With them it will be a matter of winning significant victory on the unlikely field of Memphis. Failure, including inconclusiveness, would strengthen their hand greatly and, in principle, decisively.

Ironically, but of course, the outcome will depend to a large degree upon the establishment, local and national. Memphis, at this writing, is shaping up as the serious test, not of the movement, but of the national will and value system that the Washington campaign was meant to be. Perhaps Memphis will not be decisive, but it will be crucial: it will greatly increase or decrease the already too-slim chance of averting months -- maybe years -- of agony for American cities.

The prospect is not good. The evidence thus far indicates that decision-makers will rely upon police power to do the simply impossible job of making men resign themselves to intolerable injustice and indignity. There is still no indication that the white people are many or powerful in Memphis who understand that Negro leaders have no choice but to escalate the protest. They have been allowed no alternative but the totally unacceptable and impossible one of reverting to the status quo ante. The pundits delineate two alternatives for Dr. King and those he represents: nonviolence or nonprotest. There is a third possibility: justice.

On Friday, the day after the "riot," two or three hundred adult Negroes, mostly sanitation workers and ministers, marched from Clayborn Temple to the city hall and back. As they had been doing for seven weeks, they marched single file, silently, two-car lengths apart, carrying their placards.

But this time they were escorted by five armored personnel carriers, five jeeps, three huge military trucks, and a covered pickup truck -- all loaded with guardsmen. The tracks of the personnel carriers chewed up streets. The guardsmen, with bayonets fixed and rifles at ready, scanned downtown buildings for snipers -- as they had been drilled to do, no doubt. Gunners kept ready hands on machine guns. All of this attracted larger crowds of spectators, of course, than the demonstrators had enjoyed for any other such march.

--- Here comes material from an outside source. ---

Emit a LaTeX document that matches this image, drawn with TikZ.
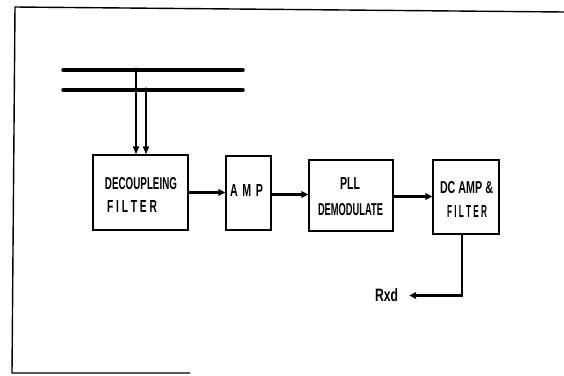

One rather homely sanitation worker trudged along, eyes downcast and brow knitted in bewilderment. Clearly that any affair of his could be so important and dangerous was quite beyond his ken. "I just don't understand it," he said. "All we're asking for is justice. What could be wrong with that?"

It is not the nonviolent movement that is on trial in Memphis, but -- once more -- American democracy. Not the leadership of some Negro ministers is threatened, but the nation itself.